Chef at Anăn Saigon, Ho Chi Minh City: A captivating image of the talented chef.

Gia (Hanoi) is a Vietnamese contemporary restaurant, run by Chef Sam Tran, receiving one MICHELIN Star recognition for its menu that changes with the seasons and is inspired by Vietnamese culinary heritage. Deceptively complex, the beautifully crafted dishes showcase well-judged combinations of subtle flavors, with acidity and texture playing prominent roles.

An inviting visual of Gia, a Vietnamese contemporary restaurant in Hanoi, known for its modern cuisine and elegant ambiance.

Hibana by Koki (Hanoi) presents a theatrical experience at a 14-seat counter in the basement of Capella Hotel, with Chef Hiroshi Yamaguchi skillfully and precisely cooked teppanyaki dishes rich in complex flavor. The menu features a distinctly opulently edge, epitomized by the premium ingredients flown in twice a week from Japan, such as abalone, spiny lobster, sea urchin, Yaeyama Kyori beef and Hokkaido hairy crab.

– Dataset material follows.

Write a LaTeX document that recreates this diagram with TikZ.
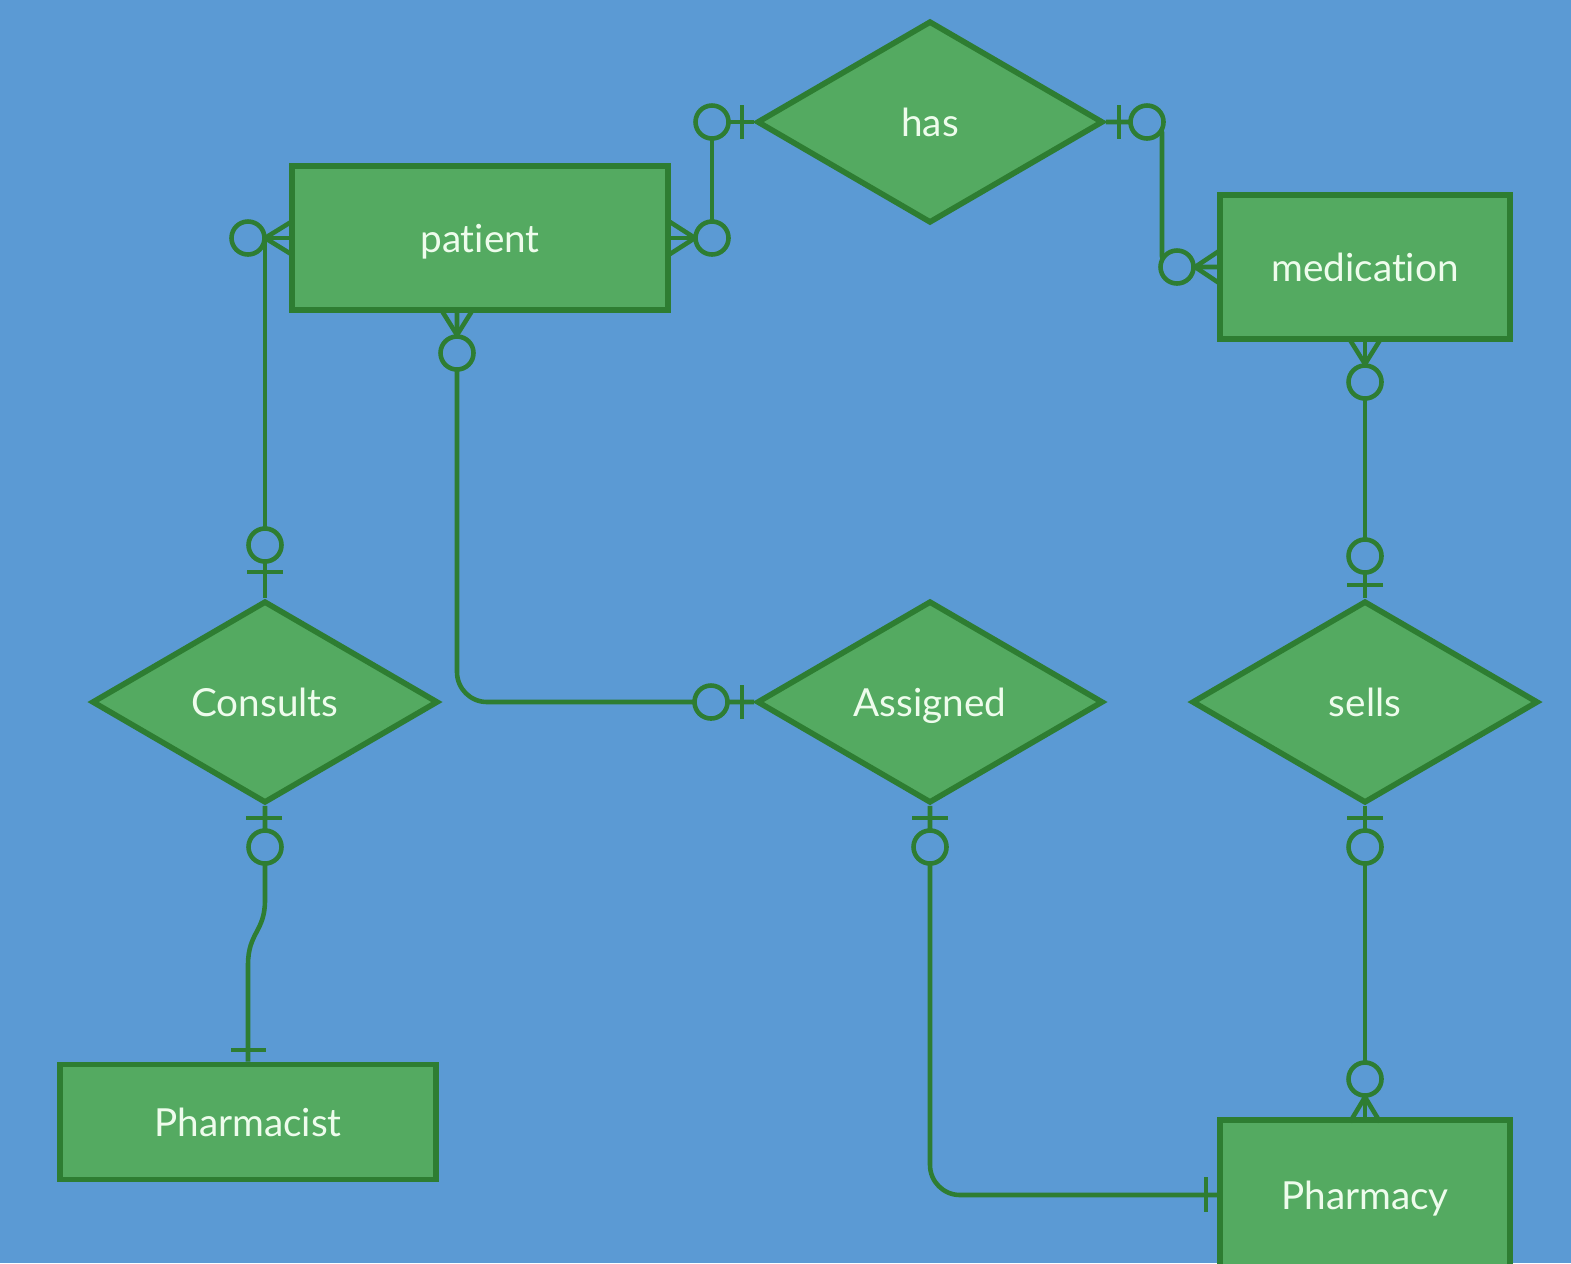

A glimpse of the renowned Hibana by Koki, a Michelin-starred restaurant in Hanoi.

Tầm Vị (Hanoi) a vintage tea house that feels distinctly northern Vietnamese with its nostalgic collection of Chinese furniture and hand-written signs. They serve northern Vietnamese dishes with some central and southern options. The Vietnamese ham with periwinkle Chả Ốc (snails) comes with fresh herbs, vegetables and rice vermicelli with fish sauce. The crab soup with Canh Cua Mùng Tơi (malabar spinach) has a subtle crab flavor in a clear broth.

A nostalgic scene from Tầm Vị, a vintage tea house in Hanoi, showcasing its old-world charm and traditional tea culture.